Set exercise
All the data must come back unchanged, except that pictures are left out.
Start of The records
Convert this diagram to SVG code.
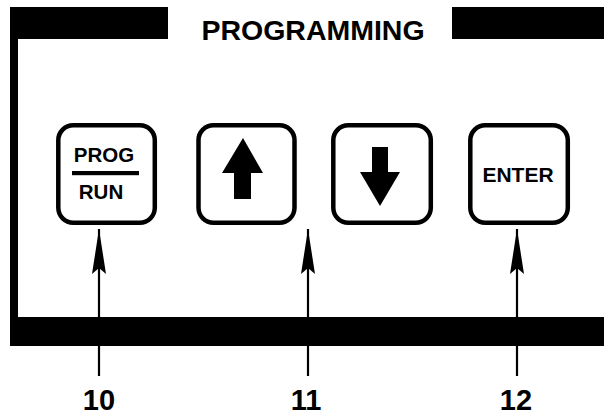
<svg xmlns="http://www.w3.org/2000/svg" width="604" height="415" viewBox="0 0 604 415">
<defs>
<style>
.key{fill:#fff;stroke:#000;stroke-width:4.5}
.t{font-family:"Liberation Sans",Arial,sans-serif;font-weight:bold;fill:#000}
.conn{stroke:#000;stroke-width:2.2;fill:none}
</style>
<marker id="ah" markerUnits="userSpaceOnUse" markerWidth="46" markerHeight="16" refX="45" refY="8" orient="auto" viewBox="0 0 46 16">
<path d="M45,8 L0,1 L6,8 L0,15 Z" fill="#000"/>
</marker>
</defs>
<rect width="604" height="415" fill="#fff"/>
<g id="frame">
<rect x="10" y="7" width="158" height="32" fill="#000"/>
<rect x="452" y="7" width="152" height="32" fill="#000"/>
<rect x="10" y="7" width="8" height="339" fill="#000"/>
<rect x="10" y="317" width="594" height="29" fill="#000"/>
<text class="t" x="313" y="40" font-size="28.5" text-anchor="middle">PROGRAMMING</text>
</g>
<g id="connectors">
<path class="conn" d="M99,376 V229" marker-end="url(#ah)"/>
<path class="conn" d="M308,376 V229" marker-end="url(#ah)"/>
<path class="conn" d="M517,376 V229" marker-end="url(#ah)"/>
</g>
<g id="key-prog">
<rect class="key" x="58.3" y="125.3" width="96.5" height="97.5" rx="15"/>
<text class="t" x="104" y="162" font-size="20.5" text-anchor="middle">PROG</text>
<rect x="72" y="171" width="67" height="4.2" fill="#000"/>
<text class="t" x="101" y="199" font-size="20.5" text-anchor="middle">RUN</text>
</g>
<g id="key-up">
<rect class="key" x="198.5" y="125.3" width="96" height="97.5" rx="15"/>
<path d="M243,138 L263,173 L251,173 L251,199 L234,199 L234,173 L222,173 Z" fill="#000"/>
</g>
<g id="key-down">
<rect class="key" x="333.3" y="125.3" width="97.5" height="97.5" rx="15"/>
<path d="M372,147 L388,147 L388,172 L400,172 L380,206 L360,172 L372,172 Z" fill="#000"/>
</g>
<g id="key-enter">
<rect class="key" x="470.3" y="125.3" width="97.5" height="97.5" rx="15"/>
<text class="t" x="518" y="182" font-size="21" text-anchor="middle">ENTER</text>
</g>
<g id="labels">
<text class="t" x="99" y="410" font-size="29" text-anchor="middle">10</text>
<text class="t" x="306" y="410" font-size="29" text-anchor="middle">11</text>
<text class="t" x="516" y="410" font-size="29" text-anchor="middle">12</text>
</g>
</svg>
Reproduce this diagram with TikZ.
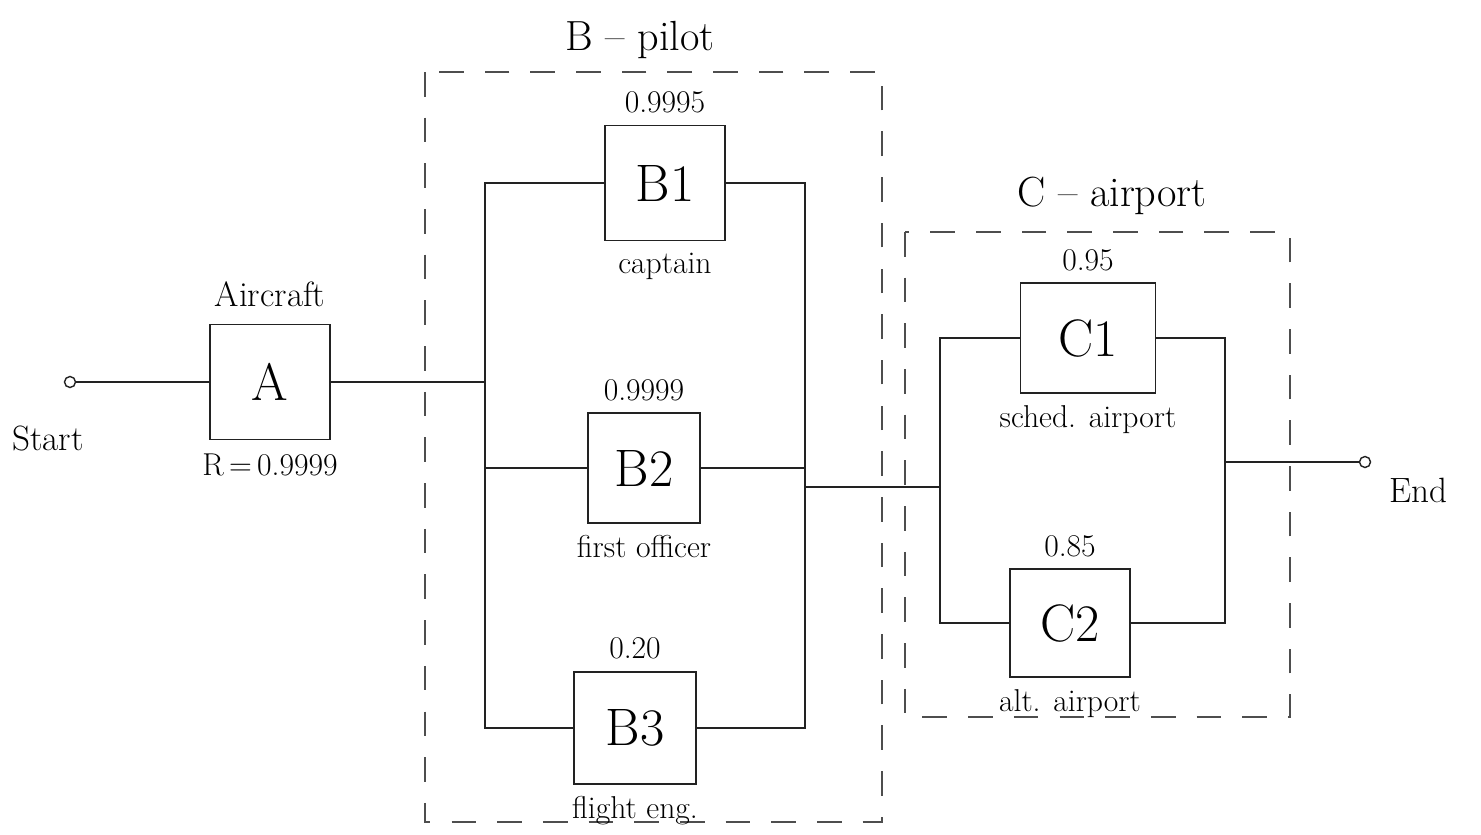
\documentclass[tikz,border=0pt]{standalone}
\usetikzlibrary{positioning}
\definecolor{ink}{HTML}{222222}
\tikzset{blk/.style={draw=ink,line width=1.1pt,minimum width=2.4cm,minimum height=2.3cm,inner sep=0pt,font=\fontsize{30}{34}\selectfont},
  wire/.style={draw=ink,line width=.8pt},
  grp/.style={draw=ink!80,line width=.7pt,dash pattern=on 14pt off 12pt},
  term/.style={circle,draw=ink,line width=.8pt,minimum size=2.2mm,inner sep=0pt},
  rel/.style={font=\fontsize{18}{21}\selectfont},
  tag/.style={font=\fontsize{20}{24}\selectfont},
  ttl/.style={font=\fontsize{24}{28}\selectfont}}
\begin{document}
\begin{tikzpicture}[x=0.02cm,y=-0.02cm]
\useasboundingbox (0,0) rectangle (1481,835);
% subsystem frames
\draw[grp] (425,72) rectangle (882,822);
\draw[grp] (905,232) rectangle (1290,717);
\node[ttl] (tB) at (640,40) {B -- pilot};
\node[ttl] (tC) at (1112,196) {C -- airport};

% terminals
\node[term] (start) at (70,382) {};
\node[tag] (lStart) at (48,438) {Start};
\node[term] (end) at (1365,462) {};
\node[tag] (lEnd) at (1418,490) {End};

% blocks
\node[blk] (A) at (270,382) {A};
\node[tag,above=6pt of A] (lA) {Aircraft};
\node[rel,below=4pt of A] (rA) {R\,=\,0.9999};

\node[blk] (B1) at (665,183) {B1};
\node[blk,minimum width=2.25cm,minimum height=2.2cm] (B2) at (644,468) {B2};
\node[blk,minimum width=2.45cm,minimum height=2.25cm] (B3) at (635,728) {B3};
\node[blk,minimum width=2.7cm,minimum height=2.2cm] (C1) at (1088,338) {C1};
\node[blk,minimum height=2.15cm] (C2) at (1070,623) {C2};

\foreach \b/\r/\w in {B1/0.9995/captain,B2/0.9999/first officer,B3/0.20/flight eng.,
  C1/0.95/sched. airport,C2/0.85/alt. airport}{
  \node[rel,above=3pt of \b] (r\b) {\r};
  \node[rel,below=3pt of \b] (w\b) {\w};}

% wiring
\coordinate (bIn) at (485,382);
\coordinate (bOut) at (805,487);
\coordinate (cIn) at (940,487);
\coordinate (cOut) at (1225,462);
\draw[wire] (start) -- (A);
\draw[wire] (A.east) -- (bIn);
\draw[wire] (B1.west) -| (bIn) |- (B3.west);
\draw[wire] (B2.west) -- (B2.west -| bIn);
\draw[wire] (B1.east) -| (bOut) |- (B3.east);
\draw[wire] (B2.east) -- (B2.east -| bOut);
\draw[wire] (bOut) -- (cIn);
\draw[wire] (C1.west) -| (cIn) |- (C2.west);
\draw[wire] (C1.east) -| (cOut) |- (C2.east);
\draw[wire] (cOut) -- (end);
\end{tikzpicture}
\end{document}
End of The records
Solved problem
Convert this diagram to SVG code.
<svg xmlns="http://www.w3.org/2000/svg" width="604" height="415" viewBox="0 0 604 415">
<defs>
<style>
.key{fill:#fff;stroke:#000;stroke-width:4.5}
.t{font-family:"Liberation Sans",Arial,sans-serif;font-weight:bold;fill:#000}
.conn{stroke:#000;stroke-width:2.2;fill:none}
</style>
<marker id="ah" markerUnits="userSpaceOnUse" markerWidth="46" markerHeight="16" refX="45" refY="8" orient="auto" viewBox="0 0 46 16">
<path d="M45,8 L0,1 L6,8 L0,15 Z" fill="#000"/>
</marker>
</defs>
<rect width="604" height="415" fill="#fff"/>
<g id="frame">
<rect x="10" y="7" width="158" height="32" fill="#000"/>
<rect x="452" y="7" width="152" height="32" fill="#000"/>
<rect x="10" y="7" width="8" height="339" fill="#000"/>
<rect x="10" y="317" width="594" height="29" fill="#000"/>
<text class="t" x="313" y="40" font-size="28.5" text-anchor="middle">PROGRAMMING</text>
</g>
<g id="connectors">
<path class="conn" d="M99,376 V229" marker-end="url(#ah)"/>
<path class="conn" d="M308,376 V229" marker-end="url(#ah)"/>
<path class="conn" d="M517,376 V229" marker-end="url(#ah)"/>
</g>
<g id="key-prog">
<rect class="key" x="58.3" y="125.3" width="96.5" height="97.5" rx="15"/>
<text class="t" x="104" y="162" font-size="20.5" text-anchor="middle">PROG</text>
<rect x="72" y="171" width="67" height="4.2" fill="#000"/>
<text class="t" x="101" y="199" font-size="20.5" text-anchor="middle">RUN</text>
</g>
<g id="key-up">
<rect class="key" x="198.5" y="125.3" width="96" height="97.5" rx="15"/>
<path d="M243,138 L263,173 L251,173 L251,199 L234,199 L234,173 L222,173 Z" fill="#000"/>
</g>
<g id="key-down">
<rect class="key" x="333.3" y="125.3" width="97.5" height="97.5" rx="15"/>
<path d="M372,147 L388,147 L388,172 L400,172 L380,206 L360,172 L372,172 Z" fill="#000"/>
</g>
<g id="key-enter">
<rect class="key" x="470.3" y="125.3" width="97.5" height="97.5" rx="15"/>
<text class="t" x="518" y="182" font-size="21" text-anchor="middle">ENTER</text>
</g>
<g id="labels">
<text class="t" x="99" y="410" font-size="29" text-anchor="middle">10</text>
<text class="t" x="306" y="410" font-size="29" text-anchor="middle">11</text>
<text class="t" x="516" y="410" font-size="29" text-anchor="middle">12</text>
</g>
</svg>
Reproduce this diagram with TikZ.
\documentclass[tikz,border=0pt]{standalone}
\usetikzlibrary{positioning}
\definecolor{ink}{HTML}{222222}
\tikzset{blk/.style={draw=ink,line width=1.1pt,minimum width=2.4cm,minimum height=2.3cm,inner sep=0pt,font=\fontsize{30}{34}\selectfont},
  wire/.style={draw=ink,line width=.8pt},
  grp/.style={draw=ink!80,line width=.7pt,dash pattern=on 14pt off 12pt},
  term/.style={circle,draw=ink,line width=.8pt,minimum size=2.2mm,inner sep=0pt},
  rel/.style={font=\fontsize{18}{21}\selectfont},
  tag/.style={font=\fontsize{20}{24}\selectfont},
  ttl/.style={font=\fontsize{24}{28}\selectfont}}
\begin{document}
\begin{tikzpicture}[x=0.02cm,y=-0.02cm]
\useasboundingbox (0,0) rectangle (1481,835);
% subsystem frames
\draw[grp] (425,72) rectangle (882,822);
\draw[grp] (905,232) rectangle (1290,717);
\node[ttl] (tB) at (640,40) {B -- pilot};
\node[ttl] (tC) at (1112,196) {C -- airport};

% terminals
\node[term] (start) at (70,382) {};
\node[tag] (lStart) at (48,438) {Start};
\node[term] (end) at (1365,462) {};
\node[tag] (lEnd) at (1418,490) {End};

% blocks
\node[blk] (A) at (270,382) {A};
\node[tag,above=6pt of A] (lA) {Aircraft};
\node[rel,below=4pt of A] (rA) {R\,=\,0.9999};

\node[blk] (B1) at (665,183) {B1};
\node[blk,minimum width=2.25cm,minimum height=2.2cm] (B2) at (644,468) {B2};
\node[blk,minimum width=2.45cm,minimum height=2.25cm] (B3) at (635,728) {B3};
\node[blk,minimum width=2.7cm,minimum height=2.2cm] (C1) at (1088,338) {C1};
\node[blk,minimum height=2.15cm] (C2) at (1070,623) {C2};

\foreach \b/\r/\w in {B1/0.9995/captain,B2/0.9999/first officer,B3/0.20/flight eng.,
  C1/0.95/sched. airport,C2/0.85/alt. airport}{
  \node[rel,above=3pt of \b] (r\b) {\r};
  \node[rel,below=3pt of \b] (w\b) {\w};}

% wiring
\coordinate (bIn) at (485,382);
\coordinate (bOut) at (805,487);
\coordinate (cIn) at (940,487);
\coordinate (cOut) at (1225,462);
\draw[wire] (start) -- (A);
\draw[wire] (A.east) -- (bIn);
\draw[wire] (B1.west) -| (bIn) |- (B3.west);
\draw[wire] (B2.west) -- (B2.west -| bIn);
\draw[wire] (B1.east) -| (bOut) |- (B3.east);
\draw[wire] (B2.east) -- (B2.east -| bOut);
\draw[wire] (bOut) -- (cIn);
\draw[wire] (C1.west) -| (cIn) |- (C2.west);
\draw[wire] (C1.east) -| (cOut) |- (C2.east);
\draw[wire] (cOut) -- (end);
\end{tikzpicture}
\end{document}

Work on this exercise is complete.